▶ Work to complete: Only the lines from the start of the data through the line containing "8.7, 7.6, 6.2, 3.4, 0.6, 0.28, 0.25, 0.2, 0.14, 0.1]" should be written out, exactly as they are, with both ends included and the pictures left out.

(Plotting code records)
— begin —

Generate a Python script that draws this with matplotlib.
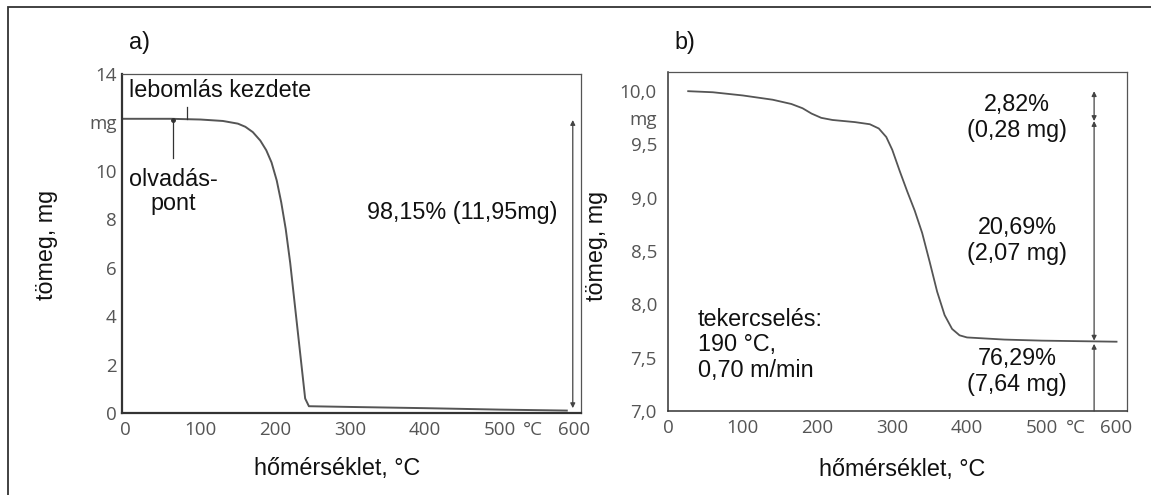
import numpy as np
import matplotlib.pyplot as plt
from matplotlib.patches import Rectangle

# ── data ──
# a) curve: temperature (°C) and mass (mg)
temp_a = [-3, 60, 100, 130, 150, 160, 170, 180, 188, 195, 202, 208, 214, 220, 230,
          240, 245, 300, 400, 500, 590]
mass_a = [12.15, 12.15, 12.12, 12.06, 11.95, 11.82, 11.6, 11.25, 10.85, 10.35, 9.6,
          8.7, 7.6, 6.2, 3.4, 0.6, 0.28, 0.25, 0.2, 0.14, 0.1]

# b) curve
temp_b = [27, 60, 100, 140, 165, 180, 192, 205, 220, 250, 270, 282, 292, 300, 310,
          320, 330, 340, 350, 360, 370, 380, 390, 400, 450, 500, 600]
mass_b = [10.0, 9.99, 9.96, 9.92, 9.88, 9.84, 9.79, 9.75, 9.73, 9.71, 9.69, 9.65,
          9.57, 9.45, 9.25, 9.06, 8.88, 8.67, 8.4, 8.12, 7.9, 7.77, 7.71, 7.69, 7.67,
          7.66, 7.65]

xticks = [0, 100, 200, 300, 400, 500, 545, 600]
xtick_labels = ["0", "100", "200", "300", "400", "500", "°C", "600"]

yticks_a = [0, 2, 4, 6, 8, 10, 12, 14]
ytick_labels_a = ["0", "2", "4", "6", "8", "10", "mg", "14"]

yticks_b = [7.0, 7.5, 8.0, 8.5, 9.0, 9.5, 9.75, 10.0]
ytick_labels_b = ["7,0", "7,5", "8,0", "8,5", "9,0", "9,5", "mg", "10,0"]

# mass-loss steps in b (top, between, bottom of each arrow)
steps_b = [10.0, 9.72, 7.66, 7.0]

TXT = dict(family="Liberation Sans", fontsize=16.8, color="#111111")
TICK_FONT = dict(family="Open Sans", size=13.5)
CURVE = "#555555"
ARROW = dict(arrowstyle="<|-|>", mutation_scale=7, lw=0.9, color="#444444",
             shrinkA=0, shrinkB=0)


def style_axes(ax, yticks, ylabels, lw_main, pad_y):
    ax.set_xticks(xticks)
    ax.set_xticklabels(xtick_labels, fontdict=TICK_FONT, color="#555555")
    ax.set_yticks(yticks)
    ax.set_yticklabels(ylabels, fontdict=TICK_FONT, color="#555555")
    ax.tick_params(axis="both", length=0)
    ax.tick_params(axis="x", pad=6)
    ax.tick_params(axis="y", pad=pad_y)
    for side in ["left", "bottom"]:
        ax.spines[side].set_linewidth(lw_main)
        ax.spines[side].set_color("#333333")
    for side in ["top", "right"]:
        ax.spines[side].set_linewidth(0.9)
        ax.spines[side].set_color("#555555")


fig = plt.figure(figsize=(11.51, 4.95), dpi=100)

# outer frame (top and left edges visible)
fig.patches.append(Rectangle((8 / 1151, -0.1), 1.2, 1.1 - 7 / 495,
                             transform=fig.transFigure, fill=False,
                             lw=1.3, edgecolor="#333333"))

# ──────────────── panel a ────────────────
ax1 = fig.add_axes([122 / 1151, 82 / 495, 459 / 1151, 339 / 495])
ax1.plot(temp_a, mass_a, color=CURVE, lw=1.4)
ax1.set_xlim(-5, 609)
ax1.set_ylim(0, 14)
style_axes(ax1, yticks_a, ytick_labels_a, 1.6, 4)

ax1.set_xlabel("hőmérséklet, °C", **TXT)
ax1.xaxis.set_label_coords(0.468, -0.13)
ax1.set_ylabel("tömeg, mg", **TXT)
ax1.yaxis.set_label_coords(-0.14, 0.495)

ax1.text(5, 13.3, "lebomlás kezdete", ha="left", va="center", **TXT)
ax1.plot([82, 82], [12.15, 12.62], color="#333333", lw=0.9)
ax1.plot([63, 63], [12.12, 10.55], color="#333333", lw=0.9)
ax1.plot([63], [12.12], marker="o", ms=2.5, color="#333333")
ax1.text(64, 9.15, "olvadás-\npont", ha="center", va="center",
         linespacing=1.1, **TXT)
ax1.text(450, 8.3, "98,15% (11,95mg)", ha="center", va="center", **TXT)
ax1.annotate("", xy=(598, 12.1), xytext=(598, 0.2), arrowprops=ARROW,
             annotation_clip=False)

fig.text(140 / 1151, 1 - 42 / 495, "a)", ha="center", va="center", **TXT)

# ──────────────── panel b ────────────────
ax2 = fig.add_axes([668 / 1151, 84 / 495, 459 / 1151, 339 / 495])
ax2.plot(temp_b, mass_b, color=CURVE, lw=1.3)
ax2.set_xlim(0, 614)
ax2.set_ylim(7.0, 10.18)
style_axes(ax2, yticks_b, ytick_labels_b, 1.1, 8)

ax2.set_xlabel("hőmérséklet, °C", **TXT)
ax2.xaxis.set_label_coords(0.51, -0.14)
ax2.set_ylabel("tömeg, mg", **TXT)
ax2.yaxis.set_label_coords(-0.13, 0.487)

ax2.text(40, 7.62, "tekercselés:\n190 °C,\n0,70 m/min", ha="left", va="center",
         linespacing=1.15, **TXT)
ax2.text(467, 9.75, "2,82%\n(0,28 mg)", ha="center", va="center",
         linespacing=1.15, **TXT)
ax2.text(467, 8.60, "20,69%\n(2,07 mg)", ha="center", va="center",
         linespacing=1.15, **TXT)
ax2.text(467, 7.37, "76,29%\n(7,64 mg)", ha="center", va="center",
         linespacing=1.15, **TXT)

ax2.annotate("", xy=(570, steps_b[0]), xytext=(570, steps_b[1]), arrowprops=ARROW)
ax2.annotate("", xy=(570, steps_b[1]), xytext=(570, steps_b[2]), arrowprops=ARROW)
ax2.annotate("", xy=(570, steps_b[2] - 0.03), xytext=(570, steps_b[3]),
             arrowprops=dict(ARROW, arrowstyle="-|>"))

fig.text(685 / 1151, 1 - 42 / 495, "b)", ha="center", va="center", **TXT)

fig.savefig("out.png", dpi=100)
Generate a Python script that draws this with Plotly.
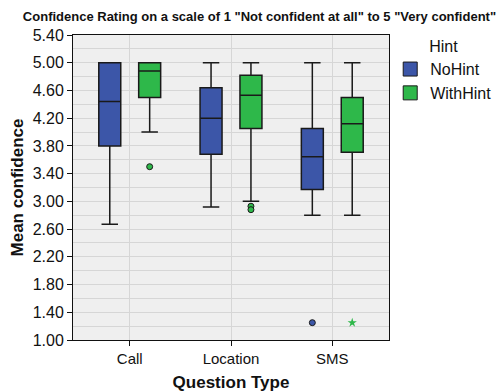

— end —

▶ Exercise solution:
Generate a Python script that draws this with matplotlib.
import numpy as np
import matplotlib.pyplot as plt
from matplotlib.patches import Rectangle

# ── data ──
# a) curve: temperature (°C) and mass (mg)
temp_a = [-3, 60, 100, 130, 150, 160, 170, 180, 188, 195, 202, 208, 214, 220, 230,
          240, 245, 300, 400, 500, 590]
mass_a = [12.15, 12.15, 12.12, 12.06, 11.95, 11.82, 11.6, 11.25, 10.85, 10.35, 9.6,
          8.7, 7.6, 6.2, 3.4, 0.6, 0.28, 0.25, 0.2, 0.14, 0.1]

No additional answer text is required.